Here, the relative displacement of the bridge-type frame 12 and the guide rail 13 is measured by a displacement detecting unit including a scale 14 disposed on the guide rail 13 and a detector (not shown) disposed on the leg 121. It should be noted that an air bearing or the like is provided on the underside of the other leg 122 of the bridge-type frame 12, whereby the leg 122 is slidably supported on the measuring table 11.

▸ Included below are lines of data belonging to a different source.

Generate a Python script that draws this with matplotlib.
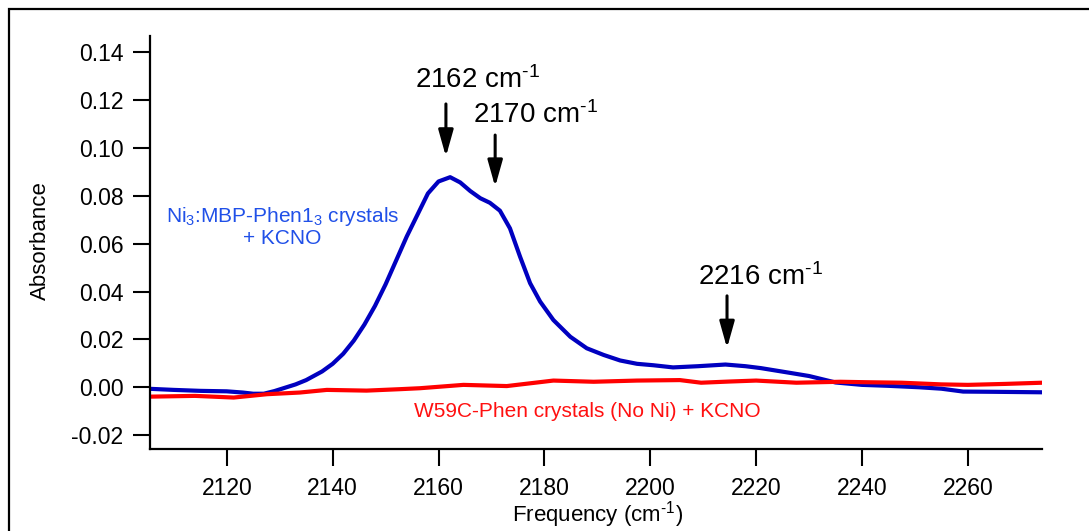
import matplotlib
matplotlib.use("Agg")
from matplotlib import pyplot as plt
from matplotlib.patches import Rectangle

plt.rcParams['font.family'] = ['Liberation Sans', 'DejaVu Sans']
plt.rcParams['mathtext.fontset'] = 'custom'
plt.rcParams['mathtext.rm'] = 'Liberation Sans'
plt.rcParams['mathtext.it'] = 'Liberation Sans:italic'
plt.rcParams['mathtext.bf'] = 'Liberation Sans:bold'
plt.rcParams['mathtext.default'] = 'regular'
plt.rcParams['axes.unicode_minus'] = False

# blue: Ni3:MBP-Phen1_3 crystals + KCNO
blue_x = [2106.0, 2110, 2115, 2120, 2123, 2125, 2127, 2129, 2131, 2133, 2135, 2138, 2140,
          2142, 2144, 2146, 2148, 2150, 2152, 2154, 2156, 2158, 2160.0, 2162.2, 2164.1,
          2166.0, 2167.9, 2169.7, 2171.6, 2173.5, 2175.4, 2177.3, 2179.2, 2181.7, 2184.9,
          2188.0, 2191.2, 2194.3, 2197.5, 2200.6, 2204.3, 2209, 2214.2, 2218, 2220.9,
          2225.9, 2230, 2235, 2240, 2245, 2250.8, 2255, 2259.1, 2265, 2274.0]
blue_y = [-0.0007, -0.0011, -0.0015, -0.0017, -0.0022, -0.0027, -0.0027, -0.0016, -0.0002,
          0.0012, 0.0030, 0.0066, 0.0098, 0.0140, 0.0195, 0.0262, 0.0340, 0.0430, 0.0530,
          0.0630, 0.0720, 0.0810, 0.0860, 0.0878, 0.0856, 0.0820, 0.0790, 0.0771, 0.0738,
          0.0664, 0.0546, 0.0435, 0.0358, 0.0281, 0.0211, 0.0163, 0.0135, 0.0112, 0.0098,
          0.0092, 0.0083, 0.0088, 0.0095, 0.0088, 0.0080, 0.0062, 0.0047, 0.0020, 0.0010,
          0.0006, 0.0000, -0.0006, -0.0018, -0.0019, -0.0021]

# red: W59C-Phen crystals (No Ni) + KCNO
red_x = [2106.0, 2114, 2121.3, 2127.6, 2133.8, 2138.9, 2146.4, 2152.7, 2156.5, 2164.7, 2172.9,
         2181.7, 2189.3, 2197.5, 2205.6, 2209.6, 2215, 2220, 2227.6, 2235.9, 2241, 2247.5,
         2255, 2260, 2267, 2274.0]
red_y = [-0.0039, -0.0036, -0.0043, -0.0029, -0.0022, -0.0011, -0.0014, -0.0008, -0.0004, 0.0010,
         0.0005, 0.0028, 0.0023, 0.0028, 0.0030, 0.0019, 0.0024, 0.0028, 0.0019, 0.0023, 0.0021,
         0.0019, 0.0012, 0.0010, 0.0014, 0.0019]

xticks = [2120, 2140, 2160, 2180, 2200, 2220, 2240, 2260]
yticks = [-0.02, 0.00, 0.02, 0.04, 0.06, 0.08, 0.10, 0.12, 0.14]
ytick_labels = ["-0.02", "0.00", "0.02", "0.04", "0.06", "0.08", "0.10", "0.12", "0.14"]

# peak labels: (text, text x, text baseline y, arrow x, arrow top y, arrow tip y)
peaks = [(r"2162 cm$^{\text{-1}}$", 2155.6, 0.1251, 2161.4, 0.1184, 0.0964),
         (r"2170 cm$^{\text{-1}}$", 2166.6, 0.1104, 2170.7, 0.1054, 0.0838),
         (r"2216 cm$^{\text{-1}}$", 2209.0, 0.0428, 2214.5, 0.0382, 0.0164)]

fig = plt.figure(figsize=(10.89, 5.31), dpi=100)
ax = fig.add_axes([150/1089, 1-449/531, 892/1089, 413/531])

ax.plot(blue_x, blue_y, color='#0000c0', lw=3.0, solid_joinstyle='round')
ax.plot(red_x, red_y, color='#ff0000', lw=3.0, solid_joinstyle='round')

ax.set_xlim(2105.5, 2274.0)
ax.set_ylim(-0.0258, 0.1468)
ax.set_xticks(xticks)
ax.set_yticks(yticks)
ax.set_yticklabels(ytick_labels)
ax.tick_params(direction='out', length=12, width=1.5, labelsize=16.5)
ax.tick_params(axis='x', pad=8)
ax.tick_params(axis='y', pad=7)
for s in ['top', 'right']:
    ax.spines[s].set_visible(False)
for s in ['left', 'bottom']:
    ax.spines[s].set_linewidth(1.6)

for txt, tx, ty, axx, ytop, ytip in peaks:
    ax.text(tx, ty, txt, fontsize=20, ha='left', va='baseline')
    ax.annotate('', xy=(axx, ytip), xytext=(axx, ytop),
                arrowprops=dict(arrowstyle='-|>,head_length=1.6,head_width=0.45',
                                mutation_scale=10, lw=2.2, color='black',
                                shrinkA=0, shrinkB=0))

ax.text(2130.5, 0.0672, "Ni$_3$:MBP-Phen1$_3$ crystals\n+ KCNO", color='#2050e8',
        fontsize=15, ha='center', va='center', multialignment='center', linespacing=1.1)
ax.text(2188.2, -0.0103, "W59C-Phen crystals (No Ni) + KCNO", color='#ff1010',
        fontsize=15, ha='center', va='center')

fig.text(40/1089, 1-241/531, "Absorbance", rotation=90, fontsize=16, ha='center', va='center')
fig.text(598/1089, 1.5/531, r"Frequency (cm$^{\text{-1}}$)", fontsize=16, ha='center', va='bottom')

fig.patches.append(Rectangle((8.5/1089, -0.2), 1.2, 1.2-9/531, fill=False, lw=1.6,
                             edgecolor='black', transform=fig.transFigure, figure=fig))

fig.savefig("out.png", dpi=100)
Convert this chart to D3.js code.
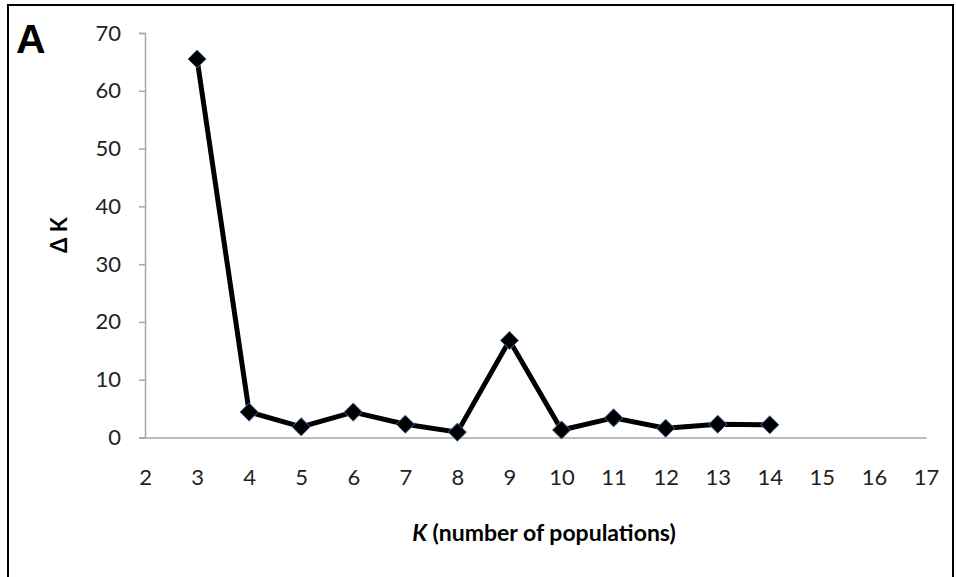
<!DOCTYPE html>
<html><head><meta charset="utf-8">
<script src="https://cdn.jsdelivr.net/npm/d3@7"></script>
<style>body{margin:0;background:#fff}svg{display:block}</style>
</head><body>
<svg id="c" width="956" height="577"></svg>
<script>
const categories = [2,3,4,5,6,7,8,9,10,11,12,13,14,15,16,17];
const kValues = [3,4,5,6,7,8,9,10,11,12,13,14];
const deltaK = [65.5,4.4,1.85,4.4,2.3,0.93,16.8,1.3,3.4,1.6,2.3,2.2];
const yTicks = [0,10,20,30,40,50,60,70];

const svg = d3.select("#c");
const font = "Lato, 'Open Sans', sans-serif";

svg.append("rect").attr("x",8).attr("y",5).attr("width",945).attr("height",600)
  .attr("fill","none").attr("stroke","#000").attr("stroke-width",2);

svg.append("text").attr("x",16).attr("y",53).text("A")
  .attr("font-family","'Liberation Sans', Arial, sans-serif").attr("font-weight","bold").attr("font-size",41);

const x = d3.scalePoint().domain(categories).range([145,926]);
const y = d3.scaleLinear().domain([0,70]).range([437.5,33]);

const gy = svg.append("g").attr("transform","translate(145,0)")
  .call(d3.axisLeft(y).tickValues(yTicks).tickSize(6).tickPadding(18));
gy.select(".domain").attr("stroke","#a6a6a6").attr("stroke-width",1.5);
gy.selectAll(".tick line").attr("stroke","#a6a6a6").attr("stroke-width",1.5);
gy.selectAll("text").attr("font-family",font).attr("font-size",22).attr("fill","#222");

const gx = svg.append("g").attr("transform","translate(0,437.5)")
  .call(d3.axisBottom(x).tickSize(0).tickPadding(32));
gx.select(".domain").attr("stroke","#a6a6a6").attr("stroke-width",1.5);
gx.selectAll("text").attr("font-family",font).attr("font-size",22).attr("fill","#222");

const pts = kValues.map((k,i)=>({k, v: deltaK[i]}));
svg.append("path").datum(pts)
  .attr("d", d3.line().x(d=>x(d.k)).y(d=>y(d.v)))
  .attr("fill","none").attr("stroke","#000").attr("stroke-width",5).attr("stroke-linejoin","round");

svg.selectAll(".m").data(pts).join("path")
  .attr("transform", d=>`translate(${x(d.k)},${y(d.v)})`)
  .attr("d", d3.symbol(d3.symbolDiamond2, 210)())
  .attr("fill","#000").attr("stroke","#4a6fa5").attr("stroke-width",1);

svg.append("text").attr("transform","translate(67,235) rotate(-90)")
  .attr("text-anchor","middle").attr("font-family",font).attr("font-weight","bold").attr("font-size",22)
  .text("Δ K");

const xt = svg.append("text").attr("x",544).attr("y",541).attr("text-anchor","middle")
  .attr("font-family",font).attr("font-weight","bold").attr("font-size",23);
xt.append("tspan").attr("font-style","italic").text("K");
xt.append("tspan").text(" (number of populations)");
</script>
</body></html>
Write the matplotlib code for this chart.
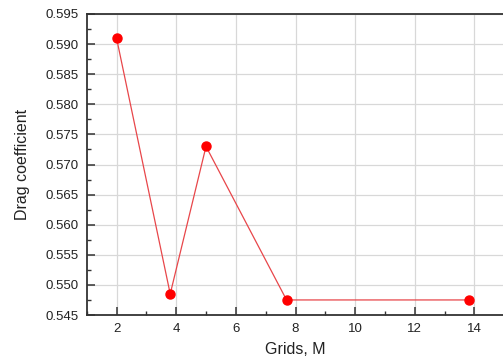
import matplotlib
matplotlib.use("Agg")
import matplotlib.pyplot as plt
from matplotlib.ticker import MultipleLocator

plt.rcParams['font.family'] = ['Liberation Sans', 'DejaVu Sans']

grids = [2.0, 3.8, 5.0, 7.7, 13.8]
drag = [0.591, 0.5485, 0.573, 0.5475, 0.5475]

W, H = 503, 356
fig = plt.figure(figsize=(W / 100, H / 100), dpi=100)
left, right, top, bottom = 86.7, 504.3, 14, 315
ax = fig.add_axes([left / W, 1 - bottom / H, (right - left) / W, (bottom - top) / H])

ax.plot(grids, drag, color='#e8464a', lw=0.9, marker='o', markersize=6.5,
        markerfacecolor='#ff0000', markeredgecolor='#ff0000', zorder=3)

ax.set_xlim(1, 15)
ax.set_ylim(0.545, 0.595)
ax.xaxis.set_major_locator(MultipleLocator(2))
ax.xaxis.set_minor_locator(MultipleLocator(1))
ax.yaxis.set_major_locator(MultipleLocator(0.005))
ax.yaxis.set_minor_locator(MultipleLocator(0.0025))
ax.set_xticks([2, 4, 6, 8, 10, 12, 14])
ax.set_yticklabels([f"{v:.3f}" for v in ax.get_yticks()])

ax.grid(True, which='major', color='#d8d8d8', lw=0.9)
ax.set_axisbelow(True)

for s in ['left', 'bottom', 'top']:
    ax.spines[s].set_color('#333333')
    ax.spines[s].set_linewidth(1.3)
ax.spines['right'].set_visible(False)

ax.tick_params(which='major', direction='in', length=6, width=1.1, color='#333333',
               labelsize=9.5, labelcolor='#222222', pad=6)
ax.tick_params(which='minor', direction='in', length=3, width=1.0, color='#333333')
ax.tick_params(top=False, right=False, which='both')

ax.set_xlabel("Grids, M", fontsize=11.5, labelpad=5, color='#222222')
ax.set_ylabel("Drag coefficient", fontsize=11.5, labelpad=11, color='#222222')

fig.savefig("out.png", dpi=100)
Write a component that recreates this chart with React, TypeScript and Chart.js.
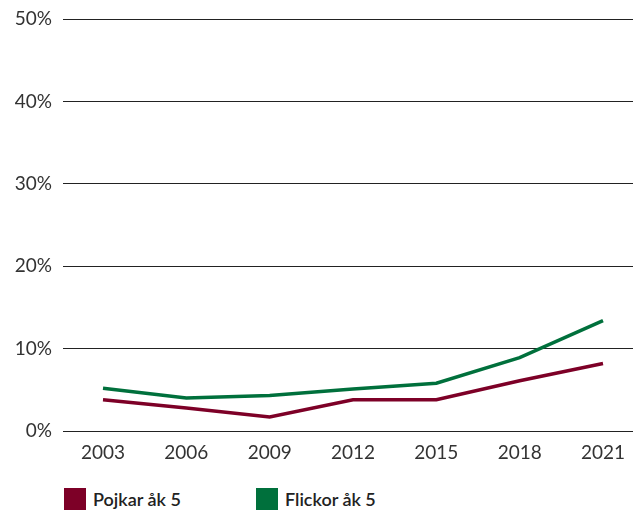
import React, { useEffect, useRef } from "react";
import { Chart, registerables } from "chart.js";

Chart.register(...registerables);

const years = [2003, 2006, 2009, 2012, 2015, 2018, 2021];
const pojkar = [3.8, 2.8, 1.7, 3.8, 3.8, 6.1, 8.2];
const flickor = [5.2, 4.0, 4.3, 5.1, 5.8, 8.9, 13.4];
const yTicks = [0, 10, 20, 30, 40, 50];
const seriesNames = ["Pojkar åk 5", "Flickor åk 5"];
const seriesColors = ["#7d0027", "#00703c"];

export default function App() {
  const ref = useRef<HTMLCanvasElement>(null);
  useEffect(() => {
    document.body.style.margin = "0";
    const ctx = ref.current!;
    const chart = new Chart(ctx, {
      type: "line",
      data: {
        datasets: [
          {
            label: seriesNames[0],
            data: years.map((y, i) => ({ x: y, y: pojkar[i] })),
            borderColor: seriesColors[0],
            backgroundColor: seriesColors[0],
            borderWidth: 3.5,
            pointRadius: 0,
            tension: 0,
          },
          {
            label: seriesNames[1],
            data: years.map((y, i) => ({ x: y, y: flickor[i] })),
            borderColor: seriesColors[1],
            backgroundColor: seriesColors[1],
            borderWidth: 3.5,
            pointRadius: 0,
            tension: 0,
          },
        ],
      },
      options: {
        animation: false,
        responsive: false,
        maintainAspectRatio: false,
        layout: { padding: { top: 19, right: 2, bottom: 19, left: 0 } },
        plugins: { legend: { display: false }, tooltip: { enabled: false } },
        scales: {
          x: {
            type: "linear",
            min: 2001.56,
            max: 2022.08,
            afterBuildTicks: (scale: any) => {
              scale.ticks = years.map((v) => ({ value: v }));
            },
            afterFit: (scale: any) => {
              scale.height = 30;
            },
            grid: { display: false },
            border: { display: false },
            ticks: {
              autoSkip: false,
              maxRotation: 0,
              padding: 2,
              color: "#333",
              font: { family: "Lato", size: 19 },
              callback: (v: any) => String(v),
            },
          },
          y: {
            min: 0,
            max: 50,
            afterBuildTicks: (scale: any) => {
              scale.ticks = yTicks.map((v) => ({ value: v }));
            },
            afterFit: (scale: any) => {
              scale.width = 63;
            },
            grid: { color: "#222", lineWidth: 1, drawTicks: false },
            border: { display: false },
            ticks: {
              padding: 11,
              color: "#333",
              font: { family: "Lato", size: 19, lineHeight: 0.8 },
              callback: (v: any) => v + "%",
            },
          },
        },
      },
    });
    return () => chart.destroy();
  }, []);

  const legendItem = (i: number, left: number) => (
    <div
      key={i}
      style={{
        position: "absolute",
        left,
        top: 488,
        display: "flex",
        alignItems: "center",
        height: 22,
      }}
    >
      <div style={{ width: 22, height: 22, background: seriesColors[i] }} />
      <span
        style={{
          marginLeft: 7,
          fontFamily: "Lato",
          fontWeight: 600,
          fontSize: 18,
          color: "#222",
        }}
      >
        {seriesNames[i]}
      </span>
    </div>
  );

  return (
    <div style={{ position: "relative", width: 635, height: 511 }}>
      <canvas ref={ref} width={635} height={480} style={{ display: "block" }} />
      {legendItem(0, 64)}
      {legendItem(1, 256)}
    </div>
  );
}
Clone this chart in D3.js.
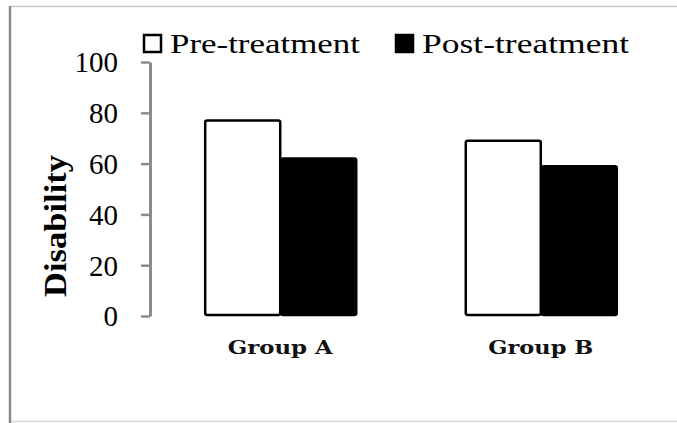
<!DOCTYPE html>
<html>
<head>
<meta charset="utf-8">
<script src="https://cdn.jsdelivr.net/npm/d3@7"></script>
<style>
  html, body { margin: 0; padding: 0; background: #fff; }
  svg { display: block; }
</style>
</head>
<body>
<svg id="chart" width="677" height="423"></svg>
<script>
const groups = ["Group A", "Group B"];
const seriesNames = ["Pre-treatment", "Post-treatment"];
const preValues = [77, 69];
const postValues = [62, 59];
const yTicks = [0, 20, 40, 60, 80, 100];
const yLabel = "Disability";

const svg = d3.select("#chart");

// outer frame
svg.append("line").attr("x1", 10).attr("x2", 677).attr("y1", 6.5).attr("y2", 6.5)
  .attr("stroke", "#c8c8c8").attr("stroke-width", 1.5);
svg.append("line").attr("x1", 10).attr("x2", 677).attr("y1", 421.5).attr("y2", 421.5)
  .attr("stroke", "#d8d8d8").attr("stroke-width", 1.5);
svg.append("line").attr("x1", 10).attr("x2", 10).attr("y1", 6).attr("y2", 423)
  .attr("stroke", "#8a8a8a").attr("stroke-width", 2.5);

const y = d3.scaleLinear().domain([0, 100]).range([316, 62]);
const x0 = d3.scaleBand().domain(groups).range([150, 671]).paddingInner(0.4165).paddingOuter(0.208);
const x1 = d3.scaleBand().domain(seriesNames).range([0, x0.bandwidth()]);

const serif = "'Liberation Serif', 'Times New Roman', Times, serif";

// y axis
const yAxis = d3.axisLeft(y).tickValues(yTicks).tickSize(9).tickPadding(23).tickSizeOuter(0);
const ga = svg.append("g").attr("transform", "translate(150,0)").call(yAxis);
ga.select(".domain").attr("stroke", "#8c8c8c").attr("stroke-width", 3);
ga.selectAll(".tick line").attr("stroke", "#8c8c8c").attr("stroke-width", 2.5);
ga.selectAll(".tick text")
  .attr("font-family", serif)
  .attr("font-size", 29).attr("fill", "#000").attr("dy", "0.34em");

// y label
svg.append("text")
  .attr("transform", "translate(66,226) rotate(-90)")
  .attr("text-anchor", "middle")
  .attr("font-family", serif)
  .attr("font-weight", "bold").attr("font-size", 32)
  .attr("textLength", 142).attr("lengthAdjust", "spacingAndGlyphs")
  .text(yLabel);

// bars
const data = groups.map((g, i) => ({ group: g, vals: [preValues[i], postValues[i]] }));
const gg = svg.selectAll("g.grp").data(data).join("g")
  .attr("class", "grp")
  .attr("transform", d => `translate(${x0(d.group)},0)`);
gg.selectAll("rect").data(d => d.vals.map((v, j) => ({ s: seriesNames[j], v })))
  .join("rect")
  .attr("x", d => x1(d.s) + 1)
  .attr("width", x1.bandwidth() - 1)
  .attr("y", d => y(d.v))
  .attr("height", d => y(0) - y(d.v) - 1)
  .attr("rx", 2)
  .attr("fill", d => d.s === seriesNames[0] ? "#fff" : "#000")
  .attr("stroke", "#000").attr("stroke-width", 2.5);

// group labels
svg.selectAll("text.grp").data(groups).join("text")
  .attr("class", "grp")
  .attr("x", d => x0(d) + x0.bandwidth() / 2)
  .attr("y", 354)
  .attr("text-anchor", "middle")
  .attr("font-family", "'DejaVu Serif', serif")
  .attr("font-weight", "bold").attr("font-size", 19)
  .attr("textLength", 105).attr("lengthAdjust", "spacingAndGlyphs")
  .attr("fill", "#111")
  .text(d => d);

// legend
const legendX = [143, 395];
const legendLen = [190, 207];
seriesNames.forEach((s, i) => {
  svg.append("rect")
    .attr("x", legendX[i] + 1).attr("y", 35).attr("width", 17).attr("height", 17)
    .attr("fill", i === 0 ? "#fff" : "#000")
    .attr("stroke", "#000").attr("stroke-width", 2.5);
  svg.append("text")
    .attr("x", legendX[i] + 27).attr("y", 53)
    .attr("font-family", serif)
    .attr("font-size", 28)
    .attr("textLength", legendLen[i]).attr("lengthAdjust", "spacingAndGlyphs")
    .attr("fill", "#000")
    .text(s);
});
</script>
</body>
</html>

Meanwhile, an X-axis slider 15 is disposed on a bridge 123 in such a manner as to be slidable in the X-axis direction, and the relative displacement of the bridge 123 and the X-axis slider 15 is measured by a displacement detecting unit similar to that for the Y-axis direction. The bridge 123 bridges between the legs 121 and 122 of the bridge-type frame 12. Further, a Z-axis supporting member 16 is disposed on the X-axis slider 15, and this Z-axis supporting member 16 is provided with a Z-axis spindle 17 which is slidable in the Z-axial direction. A non-contact probe 18 is attached to the Z-axis spindle 17, and this non-contact probe 18 includes a CCD camera 181 and an objective 182 attached to the CCD camera 181.
The non-contact probe 18 is movable in the X-, Y-, and Z-axis directions by a driving system (not shown) provided in the non-contact view measuring CMM 1. Although not shown, the driving system has an X-axis driving system, a Y-axis driving system, and a Z-axis driving system for moving the non-contact probe to in the X-, Y-, and Z-axis directions. For example, the driving system is adapted to be operated manually or by inputting coordinates to a computer (not shown) connected to the driving system.
The measurement, the non-contact probe 18 is first moved in the X-, Y-, and Z-axis directions along the work by the driving system. Next, in a state in which the non-contact probe 18 is positioned at a desired position, an image of the work is fetched by the CCD camera 181. The dimensions and the like of the work are then determined from this image.
The non-contact probe 18 of the above-described non-contact view measuring CMM 1 is used at a position proximate to the work. At the time of measurement, in particular, the non-contact probe 18 is moved in a three-dimensional direction, but there are cases where the non-contact probe 18 is made to collide against the work due to the carelessness of an operator or such as an error in the input setting of coordinates to the computer. In addition, in the case of an apparatus having a number of devices, such as a combination measuring apparatus, a mechanism is often adopted in which the devices are stored except when necessary, and a device, when necessary, is moved to a normal position so as to be used. In such a case as well, unless the distance between the device and the work is proper, there is a possibility of causing the device to collide against the work.
Since the above-described non-contact probe 18, the devices, and the line are not provided with the collision detecting capability in themselves, even if the non-contact probe 18, for instance, collides against the work, the driving force of the driving system continues to be applied to the non-contact probe 18. The driving system stops only when an overload has been applied to the driving system, or an overcurrent has occurred, or an error signal such as a servo tracking error in the driving system has been issued from the driving system. For this reason, there is a problem in that large damage may be possibly imparted to the main body, the driving system, and the non-contact probe 18 of the non-contact view measuring CMM 1 or the work.